A descrição da palavra belga no Vocabulário Pernambucano é uma excelente prova da observação do José Horta Nunes “Apesar do enfraquecimento da economia regional em Pernambuco e da redução de sua influência política durante a Primeira República, vê-se desenvolver uma prática lexicográfica que atualiza a memória de uma região que tem uma tradição política e cultural sedimentada, marcada pelos contatos internacionais e pela influência portuária do Recife.” Essa análise está publicada na página 55 do artigo “As palavras, o espaço e a língua: O Vocabulário Pernambucano” na revista “Línguas e instrumentos linguísticos”, n° 16, p. 43 – 56.

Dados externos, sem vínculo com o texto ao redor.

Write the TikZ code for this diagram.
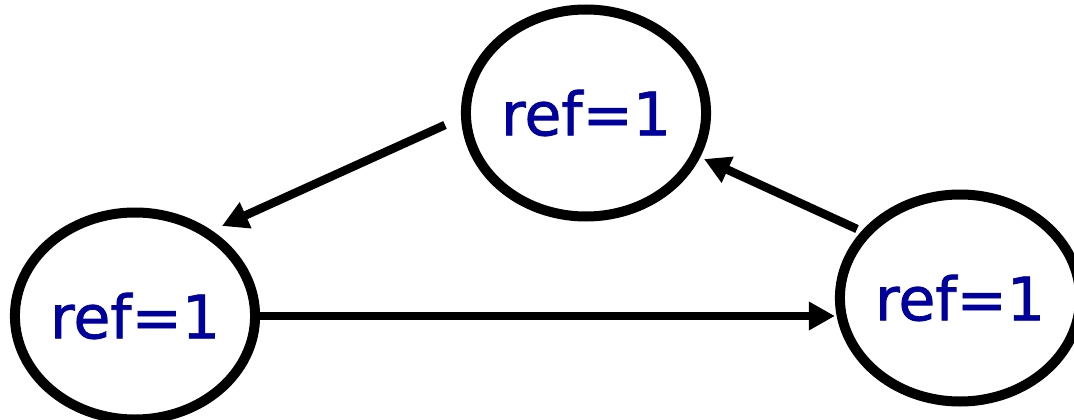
\documentclass[tikz,border=0pt]{standalone}
\usepackage{fontspec}
\setmainfont{DejaVu Sans}
\newfontfamily\labelfont[FakeBold=1.2]{DejaVu Sans}
\usetikzlibrary{arrows.meta,shapes.geometric}
\definecolor{refblue}{RGB}{0,0,155}
\newcommand{\reflabel}{\raisebox{-5pt}{ref=1}}
\tikzset{
  obj/.style={ellipse, draw=black, line width=10pt, minimum width=238pt,
    minimum height=207pt, inner sep=0pt, text=refblue,
    font=\labelfont\fontsize{60}{62}\selectfont},
  ptr/.style={line width=8.5pt, -{Triangle[length=26pt,width=27pt]}}
}
\begin{document}
\begin{tikzpicture}[x=1pt,y=-1pt]
  \useasboundingbox (0,0) rectangle (1074,420);
  \node[obj] (top) at (586,113) {\reflabel};
  \node[obj] (lft) at (135,316) {\reflabel};
  \node[obj] (rgt) at (960,298) {\reflabel};
  % loose ends of the two slanted pointers
  \coordinate (topout) at (445,125);
  \coordinate (lftin) at (222,226);
  \coordinate (rgtout) at (857,229);
  \coordinate (topin) at (704,159);
  \draw[ptr] (topout) -- (lftin);
  \draw[ptr] (rgtout) -- (topin);
  \draw[ptr] (lft.east) -- (lft.east -| rgt.west);
\end{tikzpicture}
\end{document}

Aguardamos notícias se há maiores informações sobre este tema, se ele foi restrito ao contexto histórico do Recife ou ocorreu em mais cidades do Nordeste brasileiro, qual o impacto dessa situação nas relações diplomáticas entre os dois países, como teria sido a volta desses trabalhadores a sua terra natal. Foi bom constatar, durante a minha visita ao Recife, que esse significado dos belgas não continua até hoje, pois, ao me apresentar como historiador belga, só recebi comentários positivos de boas-vindas!

Em um momento histórico de grandes deslocamentos de populações por diferentes razões, entre elas a crise climática, é interessante resgatar a história de como pessoas oriundas do Norte global foram recebidas e retratadas nas regiões de chegada das migrações, e quais as razões nos contextos específicos.